Gov. Abbott brings free trade to Cuba


Texas Gov. Greg Abbott's upcoming trade trip to Cuba is encouraging; the Obama administration is due the credit for warming up relations with the reclusive Communist regime, but it's the states - particularly ones with Republican governors - who can best take advantage of the thaw.

We have long held the Cuban embargo didn't make sense. Every other country in the world traded with Cuba; the U.S. embargo didn't dent the country's development, but it gave the incompetent Castro brothers a convenient scapegoat. When the centrally planned coffee crops failed - because the bureaucrats doing the planning didn't know that coffee grows best on hillsides, not boggy, converted cotton fields - the Castros blamed the U.S.

When coffee production declined from 170,000 hectares to 28,000 hectares because those central planners set prices below what it cost to grow the bean, the Castros again blamed the U.S.

Without the Yankee imperialists to blame, how will Raul Castro (Fidel's brother and successor) explain why Cuba remains so poor? Even more importantly, how will he rally his citizens against that powerful tempter of capitalism, the iPhone? Don't underestimate the transformative power of shiny tech and better consumer goods.

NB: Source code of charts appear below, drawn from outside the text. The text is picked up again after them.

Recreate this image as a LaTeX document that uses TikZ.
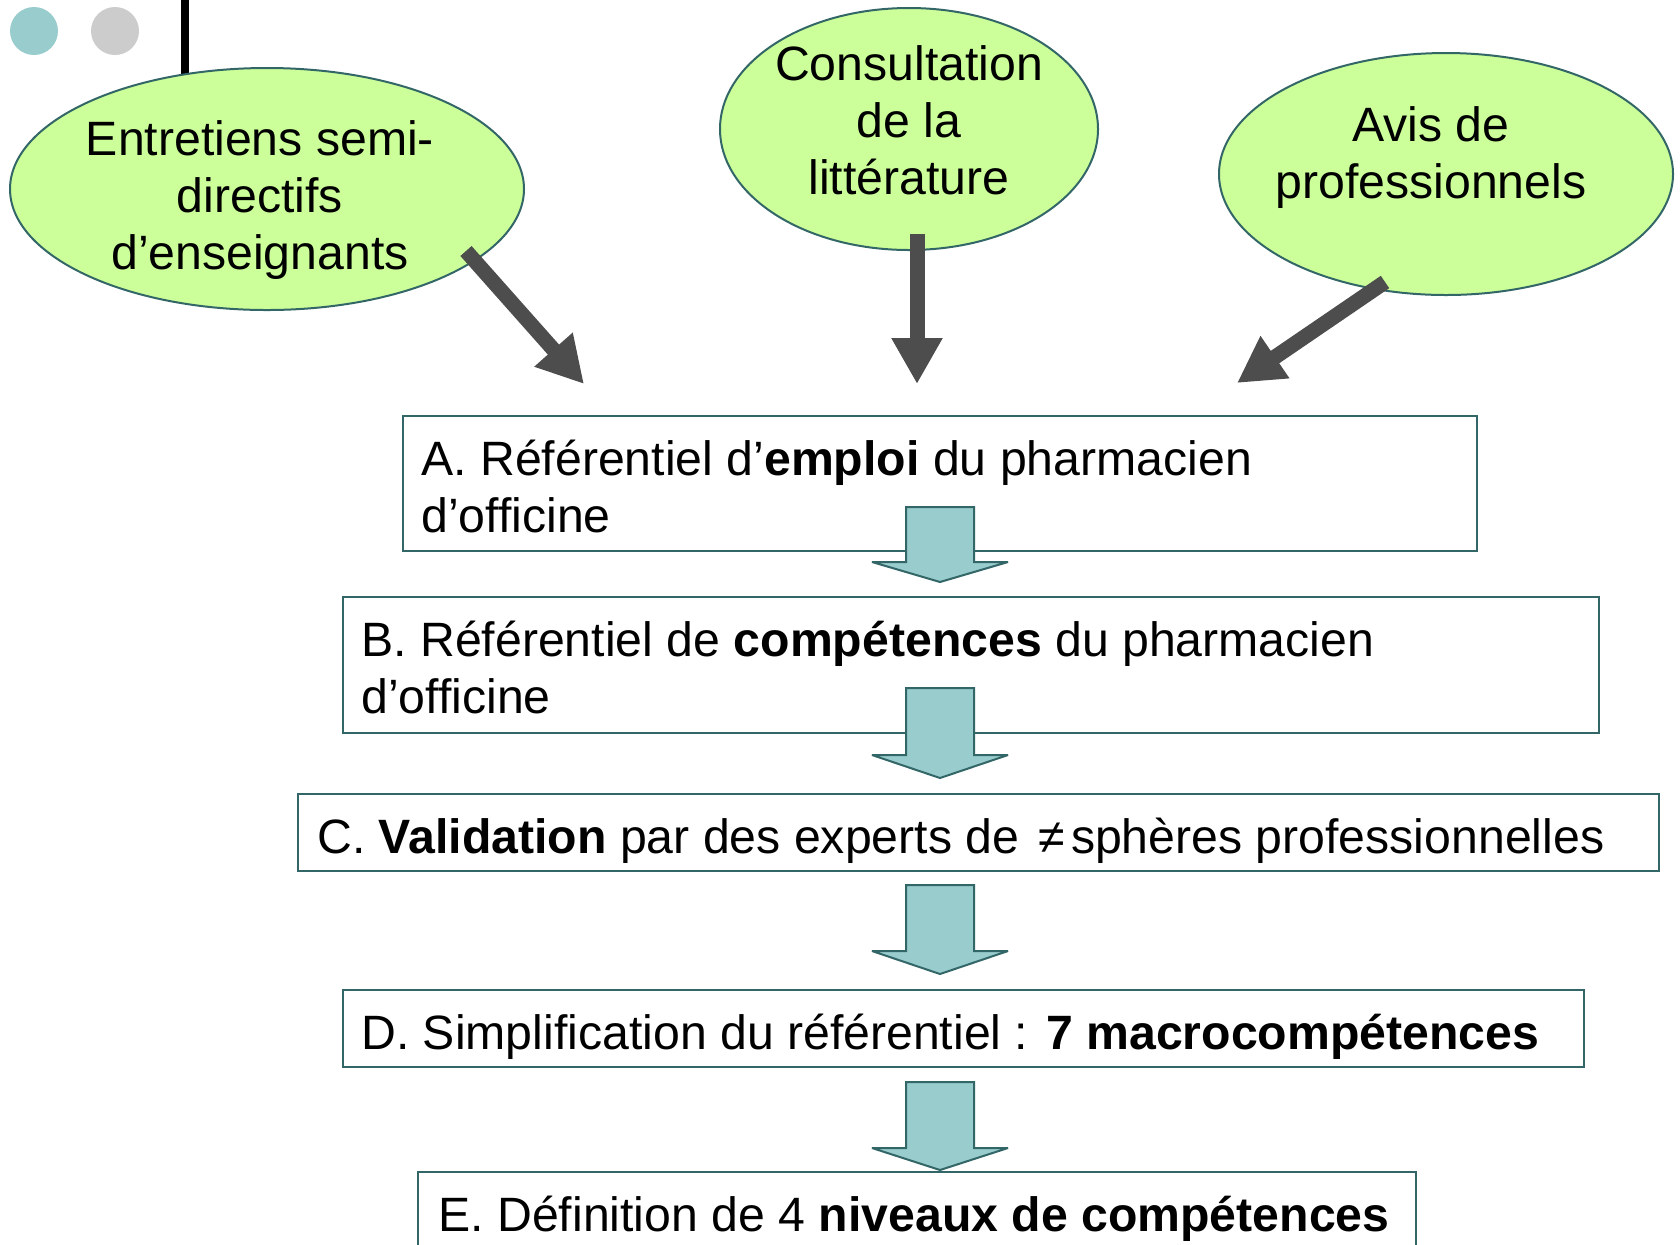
\documentclass[tikz,border=0pt]{standalone}
\usepackage{fontspec}
\setmainfont{Liberation Sans}
\usetikzlibrary{arrows.meta,shapes.geometric}
\definecolor{ellfill}{HTML}{CCFF99}
\definecolor{tealborder}{HTML}{336666}
\definecolor{tealfill}{HTML}{99CCCC}
\definecolor{darkarrow}{HTML}{4D4D4D}
\definecolor{dotgray}{HTML}{CCCCCC}
\begin{document}
\begin{tikzpicture}[x=0.5pt,y=-0.5pt,
 bubble/.style={ellipse, draw=tealborder, fill=ellfill, line width=1pt, inner sep=0pt},
 lbl/.style={anchor=base, inner sep=0pt, font=\fontsize{24.1}{28.5}\selectfont},
 boxtxt/.style={anchor=base west, inner sep=0pt, font=\fontsize{24.1}{28.5}\selectfont},
 stage/.style={rectangle, draw=tealborder, line width=1pt, fill=white, inner sep=0pt},
 bigarrow/.style={draw=tealborder, fill=tealfill, line width=1pt, line join=miter, miter limit=2},
 feed/.style={draw=darkarrow, line width=7.5pt, -{Triangle[length=23pt,width=24pt]}}
]
\useasboundingbox (0,0) rectangle (1680,1244);
\clip (0,0) rectangle (1680,1244);

% decorative dots and bar
\fill[tealfill] (34,31) circle[radius=12pt];
\fill[dotgray] (115,31) circle[radius=12pt];
\fill[black] (181,0) rectangle (189,75);

% ellipses
\node[bubble, minimum width=257pt, minimum height=121pt] (e1) at (267,189) {};
\node[bubble, minimum width=189pt, minimum height=121pt] (e2) at (909,129) {};
\node[bubble, minimum width=227pt, minimum height=121pt] (e3) at (1446,174) {};

\node[lbl] (e1a) at (260,155) {Entretiens semi-};
\node[lbl] (e1b) at (260,212) {directifs};
\node[lbl] (e1c) at (260,269) {d’enseignants};

\node[lbl] (e2a) at (909,80) {Consultation};
\node[lbl] (e2b) at (909,137) {de la};
\node[lbl] (e2c) at (909,194) {littérature};

\node[lbl] (e3a) at (1431,141) {Avis de};
\node[lbl] (e3b) at (1431,198) {professionnels};

% feed arrows
\coordinate (s1) at (466,251);
\coordinate (t1) at (584,384);
\coordinate (s2) at (917,234);
\coordinate (t2) at (917,384);
\coordinate (s3) at (1385,282);
\coordinate (t3) at (1237,383);
\draw[feed] (s1) -- (t1);
\draw[feed] (s2) -- (t2);
\draw[feed] (s3) -- (t3);

% stage boxes
\node[stage, minimum width=537pt, minimum height=67.75pt] (A) at (940.25,483.25) {};
\node[stage, minimum width=627.75pt, minimum height=68pt] (B) at (970.75,665) {};
\node[stage, minimum width=680.25pt, minimum height=38.5pt] (C) at (978.25,832.5) {};
\node[stage, minimum width=620.25pt, minimum height=38.5pt] (D) at (963.25,1028.5) {};
\node[stage, minimum width=499pt, minimum height=44pt] (E) at (917,1216) {};

\node[boxtxt] (Aa) at (421,475) {A. Référentiel d’\textbf{emploi} du pharmacien};
\node[boxtxt] (Ab) at (421,532) {d’officine};
\node[boxtxt] (Ba) at (361,656) {B. Référentiel de \textbf{compétences} du pharmacien};
\node[boxtxt] (Bb) at (361,713) {d’officine};
\node[boxtxt] (Ca) at (317,853) {C. \textbf{Validation} par des experts de \kern3pt≠\kern3pt sphères professionnelles};
\node[boxtxt] (Da) at (361,1049) {D. Simplification du référentiel : \textbf{7 macrocompétences}};
\node[boxtxt] (Ea) at (438,1231) {E. Définition de 4 \textbf{niveaux de compétences}};

% block arrows between stages
\draw[bigarrow] (906,507) -- (974,507) -- (974,562) -- (1008,562) -- (940,582) -- (872,562) -- (906,562) -- cycle;
\draw[bigarrow] (906,688) -- (974,688) -- (974,755) -- (1008,755) -- (940,778) -- (872,755) -- (906,755) -- cycle;
\draw[bigarrow] (906,885) -- (974,885) -- (974,951) -- (1008,951) -- (940,974) -- (872,951) -- (906,951) -- cycle;
\draw[bigarrow] (906,1082) -- (974,1082) -- (974,1148) -- (1008,1148) -- (940,1170) -- (872,1148) -- (906,1148) -- cycle;
\end{tikzpicture}
\end{document}
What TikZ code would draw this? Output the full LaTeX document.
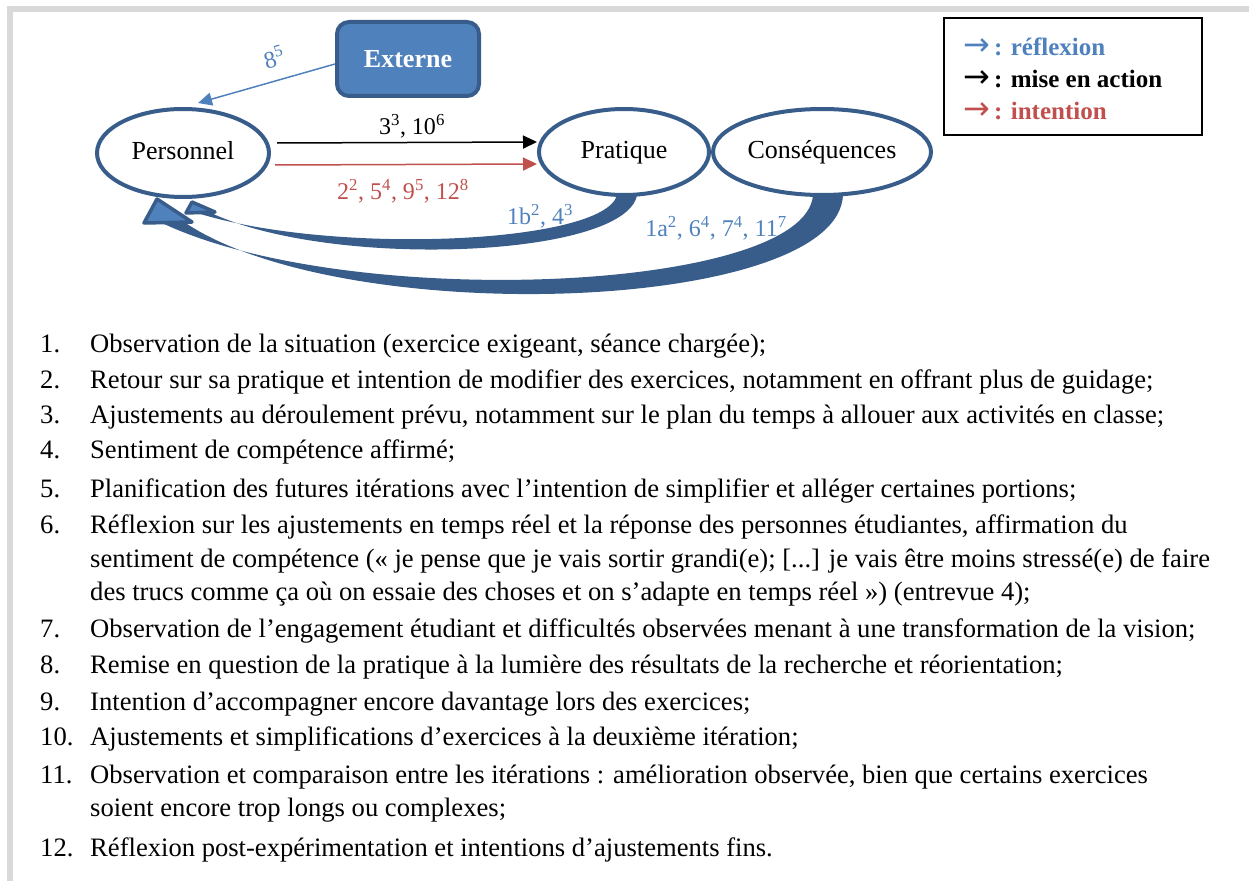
\documentclass[tikz,border=0pt]{standalone}
\usepackage{fontspec}
\setmainfont{Liberation Serif}
\newfontfamily\arrowfont{DejaVu Sans}
\usetikzlibrary{arrows.meta,shapes.geometric}
\definecolor{dblue}{HTML}{385D8A}
\definecolor{mblue}{HTML}{4F81BD}
\definecolor{dred}{HTML}{C0504D}
\definecolor{framegray}{HTML}{D9D9D9}
\begin{document}
\begin{tikzpicture}[x=1pt,y=-1pt,
  ell/.style={draw=dblue, line width=4pt, ellipse, inner sep=0pt, text height=17pt, text depth=5pt, font=\fontsize{26}{30}\selectfont},
  lbl/.style={font=\fontsize{24}{28}\selectfont, inner sep=0pt},
  item/.style={font=\fontsize{26.6}{30}\selectfont, inner sep=0pt, anchor=base west},
  leg/.style={font=\bfseries\fontsize{25}{29}\selectfont, inner sep=0pt, anchor=base west},
  band/.style={fill=dblue},
  head/.style={fill=mblue, draw=dblue, line width=3.5pt, line join=round},
  thinarr/.style={line width=1.5pt, -{Triangle[length=14pt,width=13pt]}}
]
\useasboundingbox (0,0) rectangle (1249,880);
% frame
\draw[framegray, line width=6pt] (9.5,883) -- (9.5,9) -- (1252,9);

% nodes
\node[draw=dblue, fill=mblue, line width=4pt, rounded corners=12pt, minimum width=142pt, minimum height=74pt, inner sep=0pt,
  text=white, font=\bfseries\fontsize{26}{30}\selectfont] (ex) at (408,59) {Externe};
\node[ell, minimum width=172pt, minimum height=88pt] (pe) at (183,153) {Personnel};
\node[ell, minimum width=170pt, minimum height=86pt] (pr) at (624,152) {Pratique};
\node[ell, minimum width=218pt, minimum height=86pt] (co) at (822,152) {Conséquences};

% legend
\node[draw=black, line width=1.8pt, minimum width=258pt, minimum height=117pt, inner sep=0pt] (lg) at (1073,76.5) {};
\node[leg, text=mblue] (l1) at (963,56) {{\arrowfont\mdseries\fontsize{32}{32}\selectfont →}\,: réflexion};
\node[leg, text=black] (l2) at (963,88) {{\arrowfont\mdseries\fontsize{32}{32}\selectfont →}\,: mise en action};
\node[leg, text=dred] (l3) at (963,120) {{\arrowfont\mdseries\fontsize{32}{32}\selectfont →}\,: intention};

% straight connectors
\draw[thinarr, mblue] ([yshift=-5pt]ex.west) -- ([xshift=15pt,yshift=4pt]pe.north);
\node[lbl, text=mblue, rotate=16] (lab8) at (274,57) {8\textsuperscript{5}};
\draw[thinarr, black] ([xshift=6pt,yshift=10pt]pe.east) -- ([yshift=10pt]pr.west);
\node[lbl] (lab3) at (412,126) {3\textsuperscript{3}, 10\textsuperscript{6}};
\draw[thinarr, dred] ([xshift=4pt,yshift=-12pt]pe.east) -- ([yshift=-12pt]pr.west);
\node[lbl, text=dred] (lab2) at (403,191) {2\textsuperscript{2}, 5\textsuperscript{4}, 9\textsuperscript{5}, 12\textsuperscript{8}};

% curved block arrows (réflexion)
\fill[band] (813,195) -- (843,195) .. controls (838,312) and (350,330) .. (187,224)
   -- (162,223) .. controls (350,312) and (806,292) .. (813,195) -- cycle;
\draw[head] (157,199) -- (144,223) -- (192,222) -- cycle;
\fill[band] (617,195) -- (637,195) .. controls (626,258) and (330,270) .. (209,212)
   -- (194,212) .. controls (330,256) and (605,244) .. (617,195) -- cycle;
\draw[head] (192,202) -- (186,213) -- (215,212) -- cycle;
\node[lbl, text=mblue] (lab1b) at (540,216) {1b\textsuperscript{2}, 4\textsuperscript{3}};
\node[lbl, text=mblue] (lab1a) at (716,228) {1a\textsuperscript{2}, 6\textsuperscript{4}, 7\textsuperscript{4}, 11\textsuperscript{7}};

% list
\node[item] (n1) at (40,352) {1.};   \node[item] (t1) at (90,352) {Observation de la situation (exercice exigeant, séance chargée);};
\node[item] (n2) at (40,388) {2.};   \node[item] (t2) at (90,388) {Retour sur sa pratique et intention de modifier des exercices, notamment en offrant plus de guidage;};
\node[item] (n3) at (40,423) {3.};   \node[item] (t3) at (90,423) {Ajustements au déroulement prévu, notamment sur le plan du temps à allouer aux activités en classe;};
\node[item] (n4) at (40,458) {4.};   \node[item] (t4) at (90,458) {Sentiment de compétence affirmé;};
\node[item] (n5) at (40,497) {5.};   \node[item] (t5) at (90,497) {Planification des futures itérations avec l’intention de simplifier et alléger certaines portions;};
\node[item] (n6) at (40,533) {6.};   \node[item] (t6a) at (90,533) {Réflexion sur les ajustements en temps réel et la réponse des personnes étudiantes, affirmation du};
\node[item] (t6b) at (90,567) {sentiment de compétence (« je pense que je vais sortir grandi(e); [...] je vais être moins stressé(e) de faire};
\node[item] (t6c) at (90,600) {des trucs comme ça où on essaie des choses et on s’adapte en temps réel ») (entrevue 4);};
\node[item] (n7) at (40,637) {7.};   \node[item] (t7) at (90,637) {Observation de l’engagement étudiant et difficultés observées menant à une transformation de la vision;};
\node[item] (n8) at (40,673) {8.};   \node[item] (t8) at (90,673) {Remise en question de la pratique à la lumière des résultats de la recherche et réorientation;};
\node[item] (n9) at (40,710) {9.};   \node[item] (t9) at (90,710) {Intention d’accompagner encore davantage lors des exercices;};
\node[item] (n10) at (40,745) {10.}; \node[item] (t10) at (90,745) {Ajustements et simplifications d’exercices à la deuxième itération;};
\node[item] (n11) at (40,783) {11.}; \node[item] (t11a) at (90,783) {Observation et comparaison entre les itérations : amélioration observée, bien que certains exercices};
\node[item] (t11b) at (90,816) {soient encore trop longs ou complexes;};
\node[item] (n12) at (40,856) {12.}; \node[item] (t12) at (90,856) {Réflexion post-expérimentation et intentions d’ajustements fins.};
\end{tikzpicture}
\end{document}
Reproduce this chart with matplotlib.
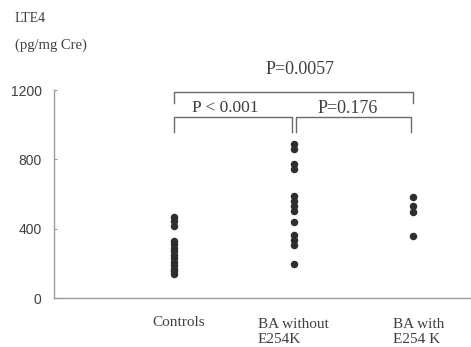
import matplotlib
matplotlib.use("Agg")
import matplotlib.pyplot as plt
import matplotlib.transforms as mtransforms

# LTE4 values (pg/mg Cre) per group
controls = [470, 445, 415, 330, 310, 290, 270, 250, 230, 210, 190, 170, 155, 140]
ba_without = [890, 860, 775, 745, 590, 560, 530, 500, 440, 365, 335, 305, 195]
ba_with = [580, 530, 495, 360]

groups = [controls, ba_without, ba_with]
positions = [1, 2, 3]
yticks = [0, 400, 800, 1200]

# comparisons: (left group, right group, bar height, leg bottom)
comparisons = [
    (1, 3, 1190, 1125),
    (1, 1.985, 1045, 958),
    (2.02, 2.98, 1045, 958),
]

text_color = "#3f3f3f"
serif = ["Liberation Serif", "DejaVu Serif"]

fig = plt.figure(figsize=(4.71, 3.47), dpi=100)
ax = fig.add_axes([54 / 471, 49 / 347, 417 / 471, 208 / 347])

for x, vals in zip(positions, groups):
    ax.plot([x] * len(vals), vals, "o", color="#2e2e2e", markersize=5.4,
            markeredgewidth=0, clip_on=False)

ax.set_xlim(-0.005, 3.485)
ax.set_ylim(0, 1200)
ax.set_yticks(yticks)
ax.set_yticklabels([str(v) for v in yticks], fontfamily="Liberation Sans",
                   fontsize=10, color=text_color)
ax.tick_params(axis="y", direction="in", length=2.5, width=0.8,
               color="#999999", pad=9)
ax.set_xticks([])

for side in ("top", "right"):
    ax.spines[side].set_visible(False)
for side in ("left", "bottom"):
    ax.spines[side].set_color("#9a9a9a")
    ax.spines[side].set_linewidth(1.0)

# significance brackets
for x0, x1, top, bottom in comparisons:
    ax.plot([x0, x0, x1, x1], [bottom, top, top, bottom], color="#6a6a6a",
            linewidth=1.0, clip_on=False)
ax.text(2.05, 1320, "P=0.0057", ha="center", va="center", fontsize=13,
        fontfamily=serif, color=text_color)
ax.text(1.43, 1096, "P < 0.001", ha="center", va="center", fontsize=12.5,
        fontfamily=serif, color=text_color)
ax.text(2.45, 1096, "P=0.176", ha="center", va="center", fontsize=13,
        fontfamily=serif, color=text_color)

# group labels under the axis
trans = mtransforms.blended_transform_factory(ax.transData, fig.transFigure)
ax.text(1.04, 1 - 323 / 347, "Controls", transform=trans, ha="center",
        va="center", fontsize=11, fontfamily=serif, color=text_color)
ax.text(1.70, 1 - 332 / 347, "BA without\nE254K", transform=trans, ha="left",
        va="center", fontsize=11, fontfamily=serif, color=text_color,
        linespacing=1.25)
ax.text(2.83, 1 - 332 / 347, "BA with\nE254 K", transform=trans, ha="left",
        va="center", fontsize=11, fontfamily=serif, color=text_color,
        linespacing=1.25)

# axis title
fig.text(15 / 471, 1 - 18 / 347, "LTE4", ha="left", va="center", fontsize=10,
         fontfamily=serif, color=text_color)
fig.text(15 / 471, 1 - 45 / 347, "(pg/mg Cre)", ha="left", va="center",
         fontsize=10.5, fontfamily=serif, color=text_color)

fig.savefig("out.png", dpi=100)
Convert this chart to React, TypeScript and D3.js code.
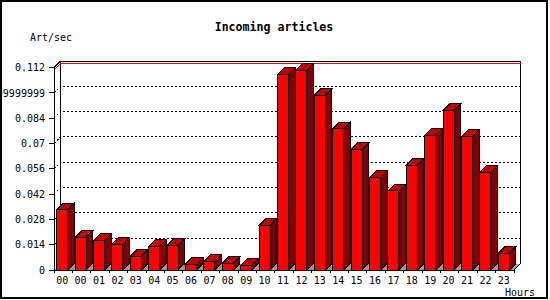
import React from "react";
import * as d3 from "d3";

const categories = ["00","00","01","02","03","04","05","06","07","08","09","10","11","12","13","14","15","16","17","18","19","20","21","22","23"];
const values = [0.0332,0.0181,0.0164,0.0142,0.0076,0.0130,0.0137,0.0032,0.0048,0.0037,0.0026,0.0247,0.1082,0.1106,0.0966,0.0780,0.0667,0.0513,0.0437,0.0579,0.0745,0.0883,0.0739,0.0540,0.0092];
const yTicks = [0,0.014,0.028,0.042,0.056,0.07,0.084,0.098,0.112];
const yTickLabels = ["0","0.014","0.028","0.042","0.056","0.07","0.084","0.09799999999","0.112"];
const title = "Incoming articles";
const yTitle = "Art/sec";
const xTitle = "Hours";

const W = 550, H = 300;
const D = 6.5;
const FONT = "'DejaVu Sans Mono', 'Liberation Mono', monospace";

export default function App() {
  const x = d3.scaleBand<number>().domain(values.map((_, i) => i)).range([54, 514]);
  const y = d3.scaleLinear().domain([0, 0.112]).range([270, 67.5]);
  const x0 = x.range()[0], x1 = x.range()[1];
  const y0 = y(0), yTop = y(0.112);
  const maxV = d3.max(values) as number;
  const ym = y(maxV);
  const bw = 11;
  const off = 2.7;
  const pts = (a: number[][]) => a.map(p => p.join(",")).join(" ");

  return (
    <svg width={W} height={H} style={{ position: "absolute", left: 0, top: 0, display: "block" }} shapeRendering="crispEdges">
      <rect x={0} y={0} width={W} height={H} fill="#fff" />
      <rect x={1} y={1} width={546} height={297} fill="none" stroke="#000" strokeWidth={2} />
      {/* gridlines */}
      {yTicks.slice(1, -1).map((t, i) => (
        <polyline key={"g" + i} fill="none" stroke="#000" strokeWidth={1} strokeDasharray="2,2"
          points={pts([[x0, y(t)], [x0 + D, y(t) - D], [x1 + D, y(t) - D]])} />
      ))}
      {/* floor */}
      <polygon points={pts([[x0, y0], [x1, y0], [x1 + D, y0 - D], [x0 + D, y0 - D]])} fill="#999999" />
      {/* back frame */}
      <polyline fill="none" stroke="#000" points={pts([[x0 + D, y0 - D], [x0 + D, yTop - D], [x1 + D, yTop - D], [x1 + D, y0 - D], [x1, y0]])} />
      <line x1={x0} y1={yTop} x2={x0 + D} y2={yTop - D} stroke="#000" />
      {/* max line */}
      <polyline fill="none" stroke="#ff0000" points={pts([[x0, ym], [x0 + D, ym - D], [x1 + D, ym - D]])} />
      {/* bars */}
      {values.map((v, i) => {
        const bx = (x(i) as number) + off;
        const yt = y(v);
        return (
          <g key={"b" + i} stroke="#000" strokeWidth={1}>
            <polygon points={pts([[bx + bw, yt], [bx + bw + D, yt - D], [bx + bw + D, y0 - D], [bx + bw, y0]])} fill="#800000" />
            <polygon points={pts([[bx, yt], [bx + D, yt - D], [bx + bw + D, yt - D], [bx + bw, yt]])} fill="#c00000" />
            <rect x={bx} y={yt} width={bw} height={y0 - yt} fill="#ff0000" />
          </g>
        );
      })}
      {/* axes */}
      <line x1={x0} y1={yTop} x2={x0} y2={y0} stroke="#000" />
      <line x1={x0} y1={y0} x2={x1} y2={y0} stroke="#000" />
      {yTicks.map((t, i) => (
        <g key={"yt" + i}>
          <line x1={x0 - 5} y1={y(t)} x2={x0} y2={y(t)} stroke="#000" />
          <text x={45} y={y(t) + 3.7} textAnchor="end" fontFamily={FONT} fontSize={10} fill="#000">{yTickLabels[i]}</text>
        </g>
      ))}
      {values.map((_, i) => (
        <line key={"xt" + i} x1={x(i) as number} y1={y0} x2={x(i) as number} y2={y0 + 3} stroke="#000" />
      ))}
      <line x1={x1} y1={y0} x2={x1} y2={y0 + 3} stroke="#000" />
      {categories.map((c, i) => (
        <text key={"xl" + i} x={(x(i) as number) + off + bw / 2} y={283.5} textAnchor="middle" fontFamily={FONT} fontSize={10} fill="#000">{c}</text>
      ))}
      <text x={274} y={30.5} textAnchor="middle" fontFamily={FONT} fontSize={11.6} fontWeight="bold" fill="#000">{title}</text>
      <text x={30} y={40.5} fontFamily={FONT} fontSize={10} fill="#000">{yTitle}</text>
      <text x={505} y={295.5} fontFamily={FONT} fontSize={10} fill="#000">{xTitle}</text>
    </svg>
  );
}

In fact, political satirist P.J. O'Rourke contends that commerce won the Cold War as assuredly as a military build-up did.

"In the end we beat them with Levi's 501 jeans," he wrote in "Give War A Chance." "Seventy-two years of Communist indoctrination and propaganda was drowned out by a three-ounce Sony Walkman. A huge totalitarian system has been brought to its knees because nobody wants to wear Bulgarian shoes. Now they're lunch, and we're No. 1 on the planet."

He meant, of course, that free trade - and the natural human desire for better living conditions (which at the time included Sony Walkmans) - played a major part in the collapse of communism.

And here's where Gov. Abbott's trip comes in. He's in Cuba until Wednesday.

"With a new era of eased trade and travel restrictions between the U.S. and Cuba - and as the 12th largest economy in the world - Texas has an opportunity to capitalize and expand its economic footprint at home and abroad," Abbott said in a statement announcing the trip. "Opening the door to business with Texas will expand free enterprise and the freedom that flows from it. I look forward to expanding business opportunities for both Texas and Cuba."

There are some critics of Abbott's trip, however, including GOP presidential candidate Sen. Ted Cruz.

"Cruz was not the only Texas elected official to criticize Obama's Cuba policy," the Texas Tribune notes. "Several Texas members of Congress, including U.S. Reps. Michael McCaul and Kay Granger, also accused Obama of undermining efforts to improve human rights in Cuba."

They may be right, but that's all moot now. Whether President Obama could have won a better deal with Cuba is irrelevant at this point. What matters now is what we make of the new d←tente.

Trade with Cuba means jobs for Texas. And it means greater exposure to the blessings of free trade for the Cubans.